It does! And you can even make the stronger statement that the resulting polynomial is degree at most $n$ (just like with quadratics).
If you've seen systems of linear equations, there's an easy way to see why this is the case. Suppose you want a polynomial $f(x) = a_0 + a_1 x + \ldots + a_n x^n$ such that $f(x_0) = y_0$, $f(x_1) = y_1$, \ldots, $f(x_n) = y_n$ where we assume $x_i \neq x_j$ if $i \neq j$. The equations $f(x_i) = y_i$ are really $n+1$ equations in $n+1$ unknown variables $a_0,\ldots,a_n$ (i.e., in the coefficients of the unknown polynomial $f(x)$):
\begin{align}
a_0 + x_0 a_1 + \ldots + x_0^n a_n &= y_0 \\
&\vdots\\
a_0 + x_n a_1 + \ldots + x_n^n a_n &= y_n
\end{align}
or in matrix form
$$
\begin{pmatrix}
1 & x_0 & \cdots & x_0^n\\
1 & x_1 & \cdots & x_1^n\\
\vdots&&&\vdots\\
1 & x_n & \cdots & x_n^n
\end{pmatrix}
\begin{pmatrix}
a_0\\a_1\\\vdots\\a_n
\end{pmatrix}
= \begin{pmatrix}
y_0\\y_1\\\vdots\\y_n\end{pmatrix}.
$$
The $(n+1)\times(n+1)$ matrix on the left is called the Vandermonde matrix of $x_0,\ldots,x_n$, and (with some work) you can show that its determinant is always equal to
$$
\prod_{0 \leq i < j \leq n}(x_j - x_i),
$$
which is nonzero if $x_j \neq x_i$ for $j \neq i$ like we assumed for obvious reasons above. It follows that the matrix is invertible, and so there is a solution to this system of equations:
$$
\begin{pmatrix}
a_0\\a_1\\\vdots\\a_n
\end{pmatrix}
= \begin{pmatrix}
1 & x_0 & \cdots & x_0^n\\
1 & x_1 & \cdots & x_1^n\\
\vdots&&&\vdots\\
1 & x_n & \cdots & x_n^n
\end{pmatrix}^{-1}\begin{pmatrix}
y_0\\y_1\\\vdots\\y_n\end{pmatrix}.
$$
What's more, notice that we've actually proven something stronger than what we set out to. Not only is there such a polynomial of degree $n$ or less, the polynomial is unique! That is,
For any set of $n+1$ points $(x_i,y_i)$ with $x_i \neq x_j$ for $i \neq j$, there is a unique polynomial $f$ of degree at most $n$ such that $f(x_i) = y_i$ for all $i$.

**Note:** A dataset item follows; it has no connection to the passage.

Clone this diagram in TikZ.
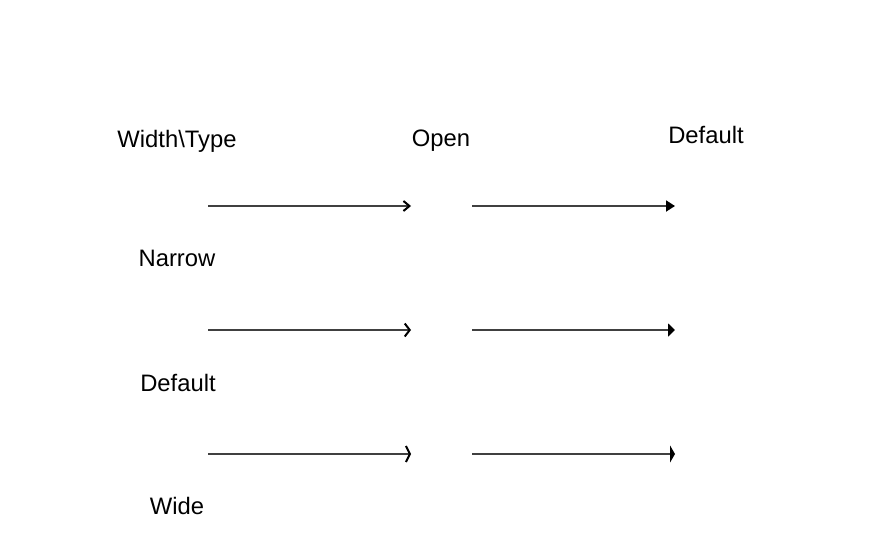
\documentclass[tikz,border=0pt]{standalone}
\usepackage{fontspec}
\setmainfont{Liberation Sans}
\usetikzlibrary{arrows.meta}

\begin{document}
\begin{tikzpicture}[x=1pt, y=-1pt, every node/.style={font=\fontsize{23.8}{28}\selectfont, inner sep=0pt}, conn/.style={line width=1.8pt, draw=black!75}]
  \useasboundingbox (0,0) rectangle (882,536);
  % header row
  \node (hdrwidth) at (177,141) {Width\textbackslash Type};
  \node (hdropen) at (441,141) {Open};
  \node (hdrdefault) at (706,135) {Default};
  % row labels
  \node (narrow) at (177,258) {Narrow};
  \node (default) at (178,383) {Default};
  \node (wide) at (177,506) {Wide};
  % arrow rows
  \foreach \name/\y/\w/\ow/\l/\ol in {narrow/206/11/10/9/6, default/330/13/13/7/5, wide/454/17/16/5/4} {
    \coordinate (\name-os) at (208,\y);
    \coordinate (\name-oe) at (411,\y);
    \coordinate (\name-fs) at (472,\y);
    \coordinate (\name-fe) at (675,\y);
    \draw[conn, -{Straight Barb[length=\ol pt, width=\ow pt, line width=2pt, color=black]}] (\name-os) -- (\name-oe);
    \draw[conn, -{Triangle[length=\l pt, width=\w pt, color=black]}] (\name-fs) -- (\name-fe);
  }
\end{tikzpicture}
\end{document}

If you're interested, the Wikipedia page on polynomial interpolation algorithms provides some greater technical detail about the what these coefficients look like when written out explicitly and also how efficiently some related algorithms can be implemented. This includes so-called Lagrange interpolation method, which is derived from the above solution.
Best Answer
The method you are talking about is called Lagrange Interpolation. If you want to find out the individual coefficients in the original "basis", then you would need to solve a $(n+1) \times (n+1)$ Linear system.
What we are essentially doing in Lagrange Interpolation is to shift to a new "basis" which depends on the points at which we observe the value, so that the system we need to solve is just the Identity matrix and hence we do not need to invert it as such to get the coefficients.